Devant des lycéens qui hurlent. Ils n'ont pas dix huit ans, ils sont tout feu tout flamme, et leurs cris sont des épées en bois contre celle de Damoclés qui pèse invisible, sur leur tête. Derrière, la foule des adultes: profs, chercheurs, chômeurs, retraités, fonctionnaires, etc.. Chacun derrière sa banderole, chacun avec des auto collants sur le corps, et parfois un drapeau qui flotte au vent; chacun derrière une sono qui scande des slogans, peu ou pas repris, et des chansons, plus ou moins révolutionnaires ou réalistes.
Le défilé s'étire ainsi sur plusieurs kilomètres, avec régulièrement, des distributeurs de tracts, certains purement syndicaux, d'autres émanant de partis politiques. Il y a aussi des caméras de télévision pour des images mille fois vues, des reporters radios glanant parmi les manifestants, les trente secondes de sons qui donneront à entendre la colère qui, dans la manifestation, ne se perçoit pas.

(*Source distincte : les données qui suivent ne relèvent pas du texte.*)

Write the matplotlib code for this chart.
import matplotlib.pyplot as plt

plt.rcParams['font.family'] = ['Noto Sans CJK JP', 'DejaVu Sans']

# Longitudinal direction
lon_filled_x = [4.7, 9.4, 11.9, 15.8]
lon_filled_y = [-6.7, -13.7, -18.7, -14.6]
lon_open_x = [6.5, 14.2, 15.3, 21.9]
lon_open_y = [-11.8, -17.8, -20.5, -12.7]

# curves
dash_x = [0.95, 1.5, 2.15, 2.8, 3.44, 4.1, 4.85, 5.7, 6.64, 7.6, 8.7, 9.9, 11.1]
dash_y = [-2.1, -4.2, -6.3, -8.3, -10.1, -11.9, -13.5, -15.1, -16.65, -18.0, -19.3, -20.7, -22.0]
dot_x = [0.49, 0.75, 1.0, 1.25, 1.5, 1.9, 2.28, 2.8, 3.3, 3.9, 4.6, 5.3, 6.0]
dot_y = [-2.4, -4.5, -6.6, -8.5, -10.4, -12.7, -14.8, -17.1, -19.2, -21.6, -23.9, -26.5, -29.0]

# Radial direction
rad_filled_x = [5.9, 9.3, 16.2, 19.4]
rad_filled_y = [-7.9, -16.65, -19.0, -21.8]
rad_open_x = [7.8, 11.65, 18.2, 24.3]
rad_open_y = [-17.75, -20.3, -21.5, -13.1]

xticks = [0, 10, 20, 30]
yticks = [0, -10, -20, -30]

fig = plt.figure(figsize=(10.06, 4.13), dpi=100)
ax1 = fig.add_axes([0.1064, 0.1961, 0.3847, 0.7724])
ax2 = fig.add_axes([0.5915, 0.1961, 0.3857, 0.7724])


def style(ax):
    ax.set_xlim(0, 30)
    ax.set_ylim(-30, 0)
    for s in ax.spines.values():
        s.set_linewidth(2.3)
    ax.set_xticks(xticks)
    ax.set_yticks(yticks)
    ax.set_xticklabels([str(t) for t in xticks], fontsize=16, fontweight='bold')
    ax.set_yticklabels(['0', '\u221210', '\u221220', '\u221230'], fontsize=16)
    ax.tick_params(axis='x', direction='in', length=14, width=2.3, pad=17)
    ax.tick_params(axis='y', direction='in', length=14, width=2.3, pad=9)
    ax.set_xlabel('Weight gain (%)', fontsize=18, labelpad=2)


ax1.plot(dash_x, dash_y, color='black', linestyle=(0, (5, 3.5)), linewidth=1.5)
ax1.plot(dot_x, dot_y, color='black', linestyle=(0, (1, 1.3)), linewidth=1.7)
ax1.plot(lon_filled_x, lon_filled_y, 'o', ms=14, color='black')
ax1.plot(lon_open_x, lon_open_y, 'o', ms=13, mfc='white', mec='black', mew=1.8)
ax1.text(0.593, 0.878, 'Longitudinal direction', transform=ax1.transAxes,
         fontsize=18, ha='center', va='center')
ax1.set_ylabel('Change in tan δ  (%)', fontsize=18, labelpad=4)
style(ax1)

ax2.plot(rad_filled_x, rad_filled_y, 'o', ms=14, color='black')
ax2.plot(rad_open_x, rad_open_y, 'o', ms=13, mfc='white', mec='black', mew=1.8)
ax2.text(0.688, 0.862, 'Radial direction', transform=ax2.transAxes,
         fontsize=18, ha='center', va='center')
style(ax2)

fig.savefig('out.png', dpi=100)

La manifestation est en effet un rituel avec des règles précises: un point de ralliement, un circuit défini, une ou des raisons objectives de mobilisation, des slogans faciles à reprendre, un ordre de rang dans le défilé pour chaque groupe - FO ou la CGT au premier rang, les anarchistes au dernier derrière la LCR et un point de dispersion finale. Occuper la rue, provoquer une perturbation, être visible des autres citoyens, des médias, se faire entendre des pouvoirs publics, des patrons, des législateurs, ce sont les buts de la manifestation. Parfois, la manifestation est aussi festive, ludique, mais de plus en plus, elle est triste, anesthésiée, sans clameurs ni saveurs.

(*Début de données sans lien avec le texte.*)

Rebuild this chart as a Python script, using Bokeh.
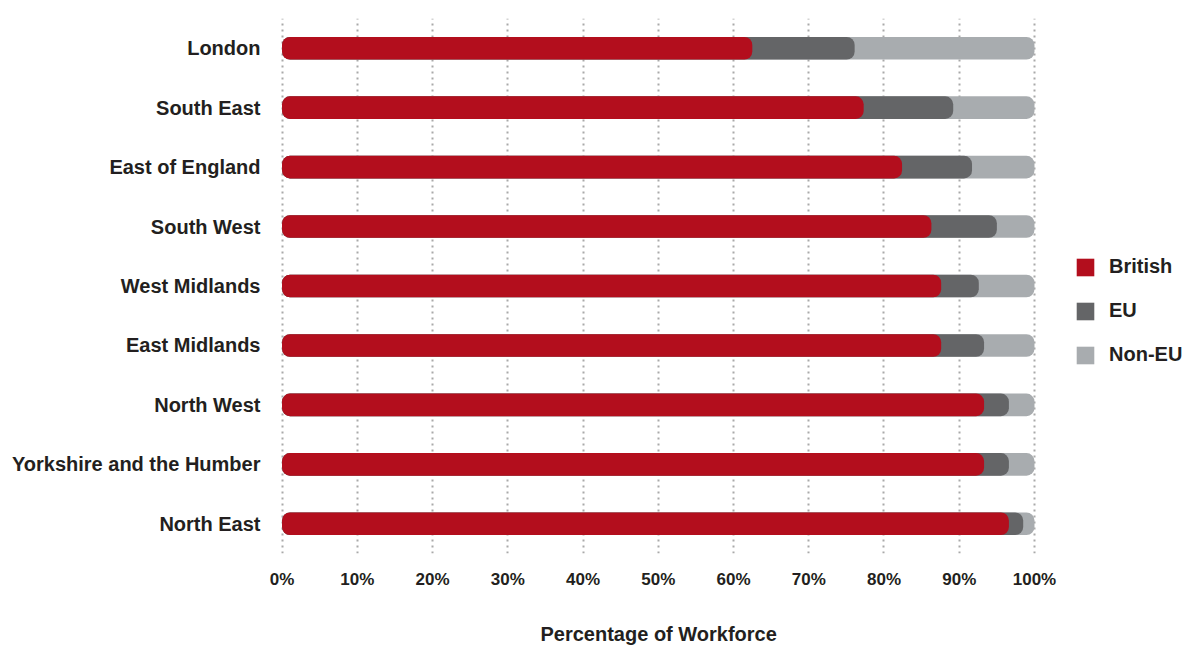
import numpy as np
from bokeh.plotting import figure
from bokeh.models import ColumnDataSource, Range1d, FactorRange, Legend, LegendItem, FixedTicker, CustomJSTickFormatter, Title
from bokeh.embed import file_html
from bokeh.resources import INLINE

regions = ["London", "South East", "East of England", "South West", "West Midlands",
           "East Midlands", "North West", "Yorkshire and the Humber", "North East"]
british = [62.5, 77.3, 82.4, 86.3, 87.6, 87.6, 93.3, 93.3, 96.6]
eu = [13.6, 11.9, 9.3, 8.7, 5.0, 5.7, 3.3, 3.3, 1.9]
non_eu = [23.9, 10.8, 8.3, 5.0, 7.4, 6.7, 3.4, 3.4, 1.5]
series = ["British", "EU", "Non-EU"]
colors = ["#b30e1d", "#646567", "#a8acaf"]
x_ticks = [0, 10, 20, 30, 40, 50, 60, 70, 80, 90, 100]
x_title = "Percentage of Workforce"

b = np.array(british)
e = b + np.array(eu)
n = e + np.array(non_eu)

src = ColumnDataSource(dict(region=regions, british=b, eu=e, total=n))

FONT = "Liberation Sans"
TXT = "#231f20"

p = figure(frame_width=918, frame_height=535, output_backend="svg", toolbar_location=None,
           y_range=FactorRange(*reversed(regions), range_padding=0),
           x_range=Range1d(-1, 121),
           min_border_left=274, min_border_right=0, min_border_top=18, min_border_bottom=0)

renderers = []
for col, c in zip(["total", "eu", "british"], colors[::-1]):
    r = p.hbar(y="region", left=0, right=col, height=0.38, source=src, fill_color=c,
               line_color=None, border_radius=8)
    renderers.append(r)
renderers = renderers[::-1]

p.outline_line_color = None
p.background_fill_color = "white"
p.border_fill_color = "white"

p.ygrid.grid_line_color = None
p.xgrid.grid_line_color = "#a9a9a9"
p.xgrid.grid_line_width = 2
p.xgrid.grid_line_dash = "2 4"
p.xgrid.ticker = FixedTicker(ticks=x_ticks)

p.xaxis.ticker = FixedTicker(ticks=x_ticks)
p.xaxis.formatter = CustomJSTickFormatter(code="return tick + '%'")
for ax in [p.xaxis[0], p.yaxis[0]]:
    ax.axis_line_color = None
    ax.major_tick_line_color = None
    ax.minor_tick_line_color = None
    ax.major_tick_out = 0
    ax.minor_tick_out = 0
    ax.major_label_text_font = FONT
    ax.major_label_text_font_style = "bold"
    ax.major_label_text_color = TXT

p.yaxis.major_label_text_font_size = "20px"
p.yaxis.major_label_standoff = 14
p.xaxis.major_label_text_font_size = "17px"
p.xaxis.major_label_standoff = 16

title = Title(text=x_title, align="left", offset=266, standoff=59,
              text_font=FONT, text_font_style="bold", text_font_size="20px",
              text_color=TXT)
p.add_layout(title, "below")

legend = Legend(items=[LegendItem(label=s, renderers=[r]) for s, r in zip(series, renderers)],
                location=(800, 187), orientation="vertical",
                glyph_width=22, glyph_height=22, label_height=22, spacing=21,
                padding=0, margin=0, label_standoff=13,
                label_text_font=FONT, label_text_font_style="bold",
                label_text_font_size="20px", label_text_color=TXT,
                border_line_color=None, background_fill_alpha=0)
p.add_layout(legend, "center")

open("out.html", "w").write(file_html(p, INLINE))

On défile pour défiler, sans défier quiconque. Mêmes les Renseignements généraux s'y sentent à l'aise, chez eux, viennent aux informations auprès des syndicalistes, échangent avec les journalistes leur chiffres de manifestants, et il n'y a besoin ni de service d'ordre, ni de force de l'ordre. La sécurité est assurée par le fait même que la manifestation est un ordre qui ne fait pratiquement plus désordre dans le paysage. Ce n'est plus depuis longtemps "l'étincelle qui mettra le feu à la plaine " (Lénine) ou le début de "la lutte finale". Ce n'est plus qu'un moment qui, à force de répétition sans (r)évolution perd de sa substance et dont les participants ne sont plus que des figurants comme dans les émissions télévisées. ce ne sont pas leurs convictions qui sont en cause, puisqu'ils sont là de leur propre fait, mais la manière de manifester. La manifestation est devenue une promenade de santé, un promenade à pas lents sans plage ni pavés, tout juste une désertion puisque pour manifester, il faut au moins être en grève, fuir le travail, le rejeter une journée au moins. acmé de la lutte, la manif se meure, devient mineure dans la partie de bras de fer entre les dominants et les dominés. Reste, la bataille des chiffres. Combien étions nous? 300 mille, 700 mille, chacun sa source et sa comptabilité. Réduite à un simple moment de communication, la manifestation est d'ailleurs un succés avant même d'avoir commencé. Ainsi, à Toulouse, deux jours avant le rassemblement, les organisateurs annonçaient de dix à vingt mille protestataires. Il y en eut, parait-il, de quatorze à vingt cinq mille. En dessous des prévisions, le chiffre définitif n'aurait pas fait sérieux, mobilisateur, influent.
Derrière, tout derrière, quatre auto balayeuses de la mairie suivaient le cortège nettoyant immédiatement toutes traces de la manifestation qui sitôt passée était dépassée, invisible.